Mush’ab hadir dalam pertemuan orang-orang Quraisy untuk mengetahui berita
perihal Rosul saw. Diantara berita yang didengarnya adalah bahwa Rosul saw dan
para sahabatnya biasa berkumpul di bukit
Shafa, tepatnya di kediaman Arqam bin Abul Arqam untuk menghindari gangguan
orang-orang Quraisy.
l l l
Ketika mentari mulai
terbenam menyemburatkan warna jingga di ufuk langit, Mush’ab melangkahkan
kakinya ke Darul Arqam dengan langkah mantap dan hati yang menggebu. Disana
kerinduan Mush’ab terobati, kegersangan hatinya melepuh berganti kesejukan
tatkala didengarnya lantunan Qalamullah. Bacaan Al-Qur’an merembes ke
relung-relung hatinya, mengikis segala selubung keraguan dalam hatinya menjadi
bercahaya. Kemudian lantunan Syahadat keluar dari bibirnya. Maka Islamlah
Mush’ab.
Sungguh, tidak ada hal yang
ditakuti oleh Mush’ab seandainya seluruh penjuru Makkah mengetahui
keislamannya. Dia tidak akan bergeming sedikitpun dari keyakinannya meskipun
harus menanggung segala kesakitan. Namun, bayang-bayang Ibundanya tercinta
membuatnya takut untuk memperlihatkan keislamannya. Ibundanya yang selama ini
mengasihi dan menyayanginya menjadi penghalang terbesarnya. Ibundanya yang
selama ini sangat dicintainya akan berbalik menjadi musuhnya jika sampai tahu
bahwa Mush’ab telah masuk islam.
Namun kenyataan itu tidak
membuatnya takut mengambil resiko untuk mendatangi Darul Arqam. Mush’ab telah
memilih. Dan akhirnya keislamannya terkuak juga. Ketika Mush’ab mengendap-endap
untuk mendatangi Darul Arqam, Usman bin Thalhah melihatnya. Kemudian berita itu
sampai juga ke telinga Ibunya.
Mush’ab pun harus
menanggung segala konsekuensinya. Para pembesar Makkah, kerabatnya dan Ibunya
sendiri berdiri dihadapan Mush’ab. Tapi Mush’ab bukannya menundukkan kepala
karna malu, Mush’ab tahu bahwa dia berada dijalan yang benar karna itulah dia
tetap berdiri dengan kepercayaan diri terpancar diwajahnya. Mush’ab membacakan
ayat-ayat suci Al-Qur’an kepada mereka, mengisinya dengan hikmah dan kemuliaan.
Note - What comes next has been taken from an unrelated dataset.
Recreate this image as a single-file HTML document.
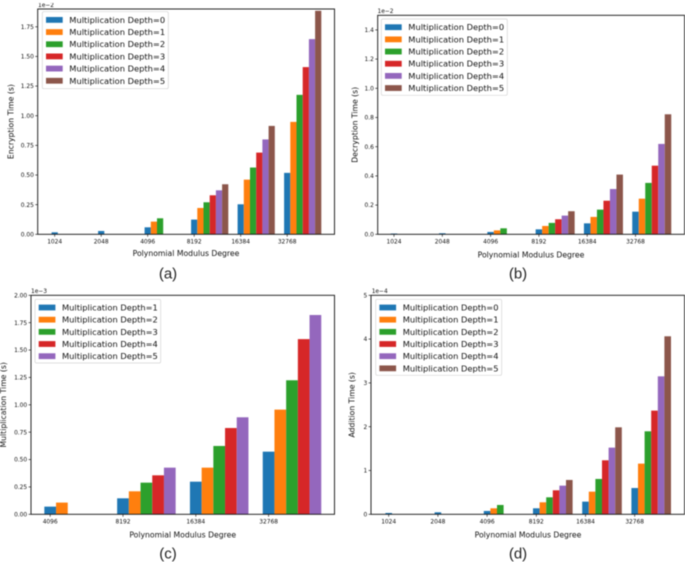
<!DOCTYPE html>
<html>
<head>
<meta charset="utf-8">
<style>
html,body{margin:0;padding:0;background:#fff;width:685px;height:562px;overflow:hidden}
svg{display:block;filter:blur(0.5px)}
text{font-family:"DejaVu Sans","Liberation Sans",sans-serif;fill:#111}
.cap{font-family:"Liberation Sans",sans-serif;font-size:15px;fill:#222}
</style>
</head>
<body>
<svg id="figure" width="685" height="562" viewBox="0 0 685 562" xmlns="http://www.w3.org/2000/svg"></svg>
<script>
const colors = ['#1f77b4','#ff7f0e','#2ca02c','#d62728','#9467bd','#8c564b'];

const categoriesFull = ['1024','2048','4096','8192','16384','32768'];
const categoriesMul = ['4096','8192','16384','32768'];

const legendFull = ['Multiplication Depth=0','Multiplication Depth=1','Multiplication Depth=2','Multiplication Depth=3','Multiplication Depth=4','Multiplication Depth=5'];
const legendMul = ['Multiplication Depth=1','Multiplication Depth=2','Multiplication Depth=3','Multiplication Depth=4','Multiplication Depth=5'];

const encTicks = ['0.00','0.25','0.50','0.75','1.00','1.25','1.50','1.75'];
const decTicks = ['0.0','0.2','0.4','0.6','0.8','1.0','1.2','1.4'];
const mulTicks = ['0.00','0.25','0.50','0.75','1.00','1.25','1.50','1.75','2.00'];
const addTicks = ['0','1','2','3','4','5'];

const encD0 = [0.017,0.028,0.059,0.124,0.253,0.518];
const encD1 = [null,null,0.107,0.222,0.461,0.948];
const encD2 = [null,null,0.135,0.270,0.563,1.176];
const encD3 = [null,null,null,0.329,0.689,1.410];
const encD4 = [null,null,null,0.371,0.800,1.646];
const encD5 = [null,null,null,0.422,0.914,1.885];

const decD0 = [0.005,0.007,0.016,0.034,0.075,0.155];
const decD1 = [null,null,0.027,0.057,0.119,0.244];
const decD2 = [null,null,0.041,0.078,0.169,0.352];
const decD3 = [null,null,null,0.103,0.230,0.470];
const decD4 = [null,null,null,0.128,0.310,0.619];
const decD5 = [null,null,null,0.158,0.409,0.822];

const mulD1 = [0.070,0.146,0.298,0.572];
const mulD2 = [0.107,0.210,0.426,0.956];
const mulD3 = [null,0.289,0.624,1.224];
const mulD4 = [null,0.356,0.788,1.600];
const mulD5 = [null,0.426,0.886,1.820];

const addD0 = [0.030,0.046,0.076,0.137,0.289,0.600];
const addD1 = [null,null,0.137,0.274,0.517,1.157];
const addD2 = [null,null,0.213,0.388,0.807,1.895];
const addD3 = [null,null,null,0.548,1.233,2.367];
const addD4 = [null,null,null,0.654,1.522,3.150];
const addD5 = [null,null,null,0.784,1.986,4.064];

const panels = [
  {id:'a',cats:categoriesFull,series:[encD0,encD1,encD2,encD3,encD4,encD5],names:legendFull,ticks:encTicks,ylabel:'Encryption Time (s)',exp:'1e\u22122',
   box:[37.7,334.5,9,234.3],ymax:1.9,x0:54.7,step:46.5,bw:6.2,leg:[42.3,11.7,126,77],yl:11,xlc:186,xly:253.5,capx:168,capy:273.5,expx:38,expy:5},
  {id:'b',cats:categoriesFull,series:[decD0,decD1,decD2,decD3,decD4,decD5],names:legendFull,ticks:decTicks,ylabel:'Decryption Time (s)',exp:'1e\u22122',
   box:[377.7,684.6,15.3,234.3],ymax:1.5,x0:394,step:48.3,bw:6.5,leg:[381.3,19,126,76.3],yl:355,xlc:531,xly:254.7,capx:518,capy:273.5,expx:377.5,expy:11},
  {id:'c',cats:categoriesMul,series:[mulD1,mulD2,mulD3,mulD4,mulD5],names:legendMul,ticks:mulTicks,ylabel:'Multiplication Time (s)',exp:'1e\u22123',
   box:[31,334.5,295.3,514.3],ymax:2,x0:50.2,step:72.8,bw:11.7,leg:[35,299.3,125.7,63.7],yl:3.5,xlc:182.7,xly:535,capx:168,capy:553.5,expx:31,expy:291},
  {id:'d',cats:categoriesFull,series:[addD0,addD1,addD2,addD3,addD4,addD5],names:legendFull,ticks:addTicks,ylabel:'Addition Time (s)',exp:'1e\u22124',
   box:[371,684.6,295.3,514.3],ymax:5,x0:388.7,step:49.2,bw:6.6,leg:[375.7,299.3,126,76],yl:352,xlc:528,xly:535,capx:518,capy:553.5,expx:371.7,expy:291}
];

const NS = 'http://www.w3.org/2000/svg';
const fig = document.getElementById('figure');

function mk(parent, tag, attrs, txt){
  const el = document.createElementNS(NS, tag);
  for (const k in attrs) el.setAttribute(k, attrs[k]);
  if (txt !== undefined) el.textContent = txt;
  parent.appendChild(el);
  return el;
}

panels.forEach(function(p){
  const L=p.box[0], R=p.box[1], T=p.box[2], B=p.box[3];
  const yScale = function(v){ return B - (v/p.ymax)*(B-T); };
  const xScale = function(c,s){ return p.x0 + p.step*c + p.bw*s - p.bw/2; };

  const g = mk(fig,'g',{});
  
  

  p.series.forEach(function(vals,s){
    vals.forEach(function(v,c){
      if (v === null) return;
      const bar = mk(g,'rect',{x:xScale(c,s),y:yScale(v),width:p.bw,height:B-yScale(v),fill:colors[s]});
      
      
    });
  });

  const frame = mk(g,'rect',{x:L,y:T,width:R-L,height:B-T,fill:'none',stroke:'#111','stroke-width':0.9});
  
  

  p.ticks.forEach(function(t){
    const y = yScale(parseFloat(t));
    mk(g,'line',{x1:L-2.4,x2:L,y1:y,y2:y,stroke:'#222','stroke-width':0.7});
    const lab = mk(g,'text',{x:L-3.8,y:y+2.1,'font-size':5.9,'text-anchor':'end'},t);
    
    
  });

  p.cats.forEach(function(cat,c){
    const x = xScale(c,0)+p.bw/2;
    mk(g,'line',{x1:x,x2:x,y1:B,y2:B+2.4,stroke:'#222','stroke-width':0.7});
    const lab = mk(g,'text',{x:x,y:B+9.4,'font-size':5.9,'text-anchor':'middle'},cat);
    
    
  });

  const ex = mk(g,'text',{x:p.expx,y:p.expy+2,'font-size':5.9},p.exp);
  
  

  const xt = mk(g,'text',{x:p.xlc,y:p.xly+2.7,'font-size':7.7,'text-anchor':'middle'},'Polynomial Modulus Degree');
  
  

  const yc = (T+B)/2;
  const yt = mk(g,'text',{x:p.yl,y:yc,'font-size':7.7,'text-anchor':'middle','dominant-baseline':'central',transform:'rotate(-90 '+p.yl+' '+yc+')'},p.ylabel);
  
  

  const lg = mk(g,'g',{});
  
  
  mk(lg,'rect',{x:p.leg[0],y:p.leg[1],width:p.leg[2],height:p.leg[3],rx:1.5,fill:'#fff','fill-opacity':0.85,stroke:'#d4d4d4','stroke-width':0.7});
  p.names.forEach(function(n,i){
    const cy = p.leg[1] + 8.2 + i*12.17;
    const entry = mk(lg,'g',{});
    
    
    mk(entry,'rect',{x:p.leg[0]+3.7,y:cy-2.9,width:16.7,height:5.8,fill:colors[i]});
    mk(entry,'text',{x:p.leg[0]+27,y:cy+3,'font-size':8.3},n);
  });

  const cap = mk(g,'text',{x:p.capx,y:p.capy+4.8,'class':'cap','text-anchor':'middle'},'('+p.id+')');
  
  
});
</script>
</body>
</html>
Namun hati mereka telah membeku. Keindahan Al-Qur’an tidak sanggup menggugah
hati mereka. Mush’ab tidak berhenti, dia tetap berusaha menyadarkan mereka
dengan keindahan Islam hingga akhirnya Ibunya maju menghampirinya dan hendak
membungkam perkataan Mush’ab dengan tamparan, namun tangan yang hendak
menamparnya itu jatuh terkulai, tidak sampai hati melukai putra tercintanya.
Ibunyapun mencari cara lain untuk mengembalikan keyakinan Mush’ab pada agama
nenek moyangnya. Ahirnya Mush’ab disekap di satu kamar dan dikunci rapat
sehingga tidak bisa menghadiri Darul Arqam.
Suatu ketika sampailah
kabar kepada Mush’ab bahwa beberapa sahabat Nabi saw berhijrah ke Habasyah.
Mendengar hal itu Mush’ab segera mengatur strategi agar bisa meloloskan diri.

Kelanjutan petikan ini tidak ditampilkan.